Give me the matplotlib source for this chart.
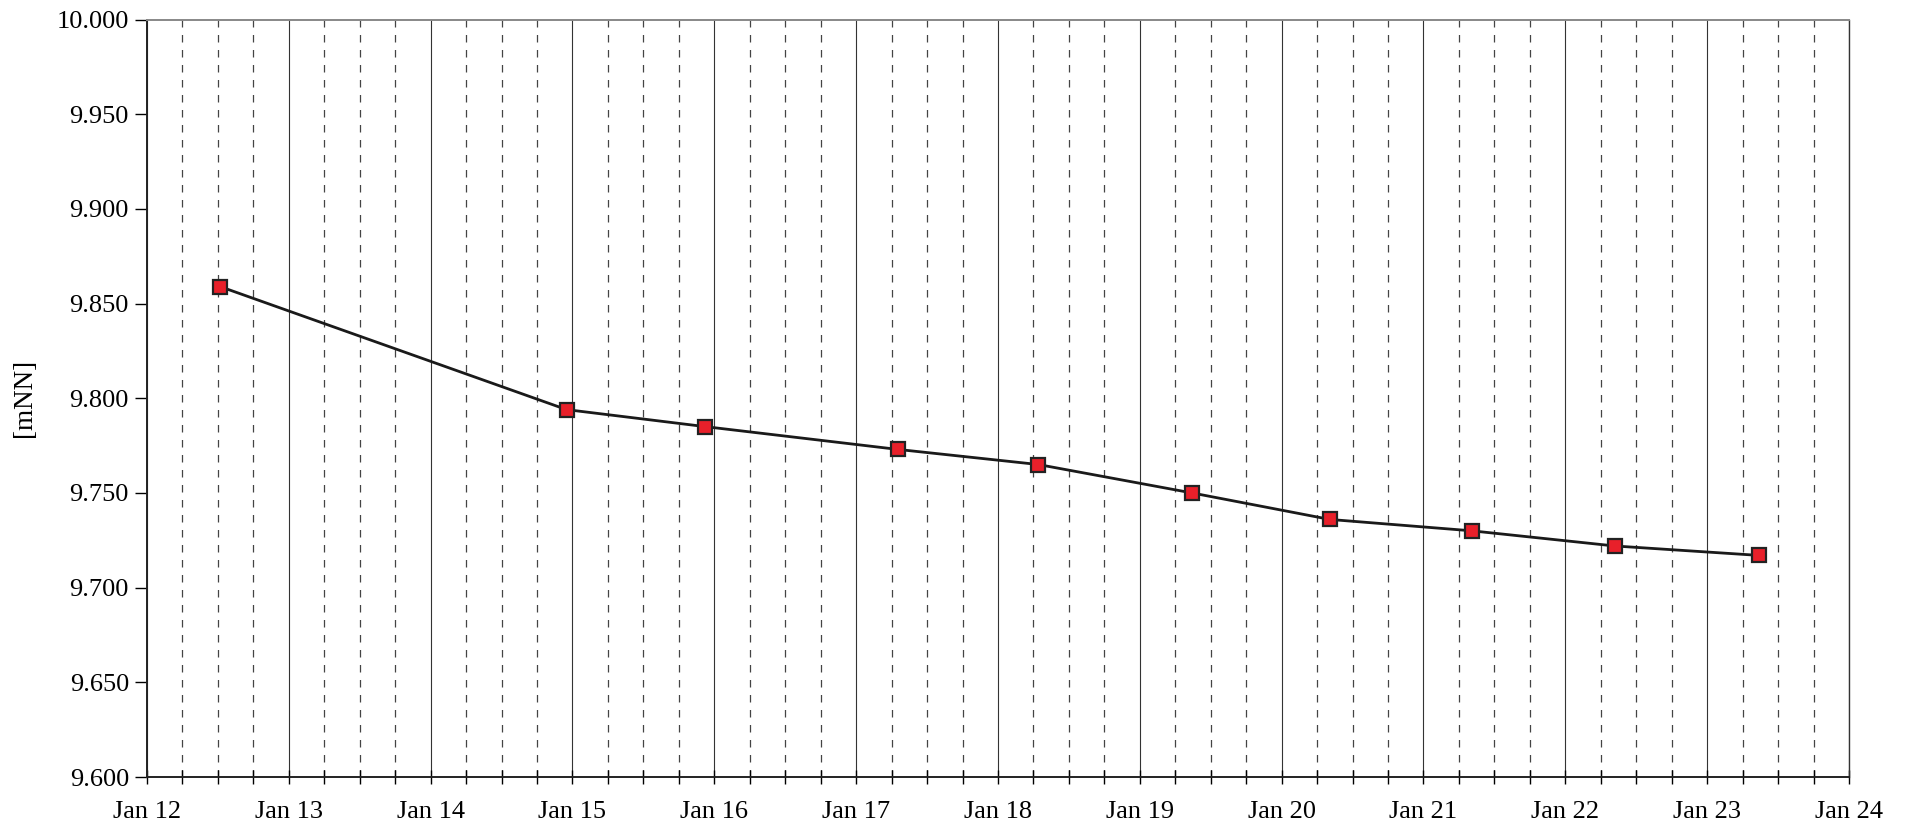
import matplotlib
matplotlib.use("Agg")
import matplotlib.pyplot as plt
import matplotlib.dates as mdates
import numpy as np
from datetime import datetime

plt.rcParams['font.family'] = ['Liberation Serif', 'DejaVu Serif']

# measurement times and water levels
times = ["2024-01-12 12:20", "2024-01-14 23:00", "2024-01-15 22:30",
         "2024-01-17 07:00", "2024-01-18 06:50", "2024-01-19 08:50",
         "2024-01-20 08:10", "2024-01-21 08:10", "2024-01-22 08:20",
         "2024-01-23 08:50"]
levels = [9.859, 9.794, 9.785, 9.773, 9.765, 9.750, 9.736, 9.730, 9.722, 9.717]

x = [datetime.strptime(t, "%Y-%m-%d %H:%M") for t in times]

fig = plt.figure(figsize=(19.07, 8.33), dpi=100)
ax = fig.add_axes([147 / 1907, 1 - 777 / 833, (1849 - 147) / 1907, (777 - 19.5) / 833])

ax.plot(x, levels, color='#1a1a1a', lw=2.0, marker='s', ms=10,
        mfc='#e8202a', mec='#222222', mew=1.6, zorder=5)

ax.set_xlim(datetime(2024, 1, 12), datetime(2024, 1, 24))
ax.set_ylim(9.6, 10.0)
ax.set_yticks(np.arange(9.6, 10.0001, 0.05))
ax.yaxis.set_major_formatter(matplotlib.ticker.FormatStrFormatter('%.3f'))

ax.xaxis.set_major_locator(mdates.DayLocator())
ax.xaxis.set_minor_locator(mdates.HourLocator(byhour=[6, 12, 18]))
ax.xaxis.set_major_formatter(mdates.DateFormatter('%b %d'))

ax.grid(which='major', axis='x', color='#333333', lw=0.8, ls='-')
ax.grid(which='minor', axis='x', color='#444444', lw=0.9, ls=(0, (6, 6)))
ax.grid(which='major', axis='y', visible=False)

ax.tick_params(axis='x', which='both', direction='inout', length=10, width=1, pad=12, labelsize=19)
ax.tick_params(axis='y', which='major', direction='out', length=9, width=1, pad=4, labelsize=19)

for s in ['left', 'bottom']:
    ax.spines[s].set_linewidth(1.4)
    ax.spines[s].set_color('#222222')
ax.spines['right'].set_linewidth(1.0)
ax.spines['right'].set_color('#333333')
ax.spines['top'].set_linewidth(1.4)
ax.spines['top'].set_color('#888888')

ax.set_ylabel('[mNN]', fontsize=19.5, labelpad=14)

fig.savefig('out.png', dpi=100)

(Your goal):
Please repeat exactly the data above from its first line to the line that contains "ax.xaxis.set_major_formatter(mdates.DateFormatter('%b %d'))", inclusive, and leave every picture out.

(Worked answer):
Give me the matplotlib source for this chart.
import matplotlib
matplotlib.use("Agg")
import matplotlib.pyplot as plt
import matplotlib.dates as mdates
import numpy as np
from datetime import datetime

plt.rcParams['font.family'] = ['Liberation Serif', 'DejaVu Serif']

# measurement times and water levels
times = ["2024-01-12 12:20", "2024-01-14 23:00", "2024-01-15 22:30",
         "2024-01-17 07:00", "2024-01-18 06:50", "2024-01-19 08:50",
         "2024-01-20 08:10", "2024-01-21 08:10", "2024-01-22 08:20",
         "2024-01-23 08:50"]
levels = [9.859, 9.794, 9.785, 9.773, 9.765, 9.750, 9.736, 9.730, 9.722, 9.717]

x = [datetime.strptime(t, "%Y-%m-%d %H:%M") for t in times]

fig = plt.figure(figsize=(19.07, 8.33), dpi=100)
ax = fig.add_axes([147 / 1907, 1 - 777 / 833, (1849 - 147) / 1907, (777 - 19.5) / 833])

ax.plot(x, levels, color='#1a1a1a', lw=2.0, marker='s', ms=10,
        mfc='#e8202a', mec='#222222', mew=1.6, zorder=5)

ax.set_xlim(datetime(2024, 1, 12), datetime(2024, 1, 24))
ax.set_ylim(9.6, 10.0)
ax.set_yticks(np.arange(9.6, 10.0001, 0.05))
ax.yaxis.set_major_formatter(matplotlib.ticker.FormatStrFormatter('%.3f'))

ax.xaxis.set_major_locator(mdates.DayLocator())
ax.xaxis.set_minor_locator(mdates.HourLocator(byhour=[6, 12, 18]))
ax.xaxis.set_major_formatter(mdates.DateFormatter('%b %d'))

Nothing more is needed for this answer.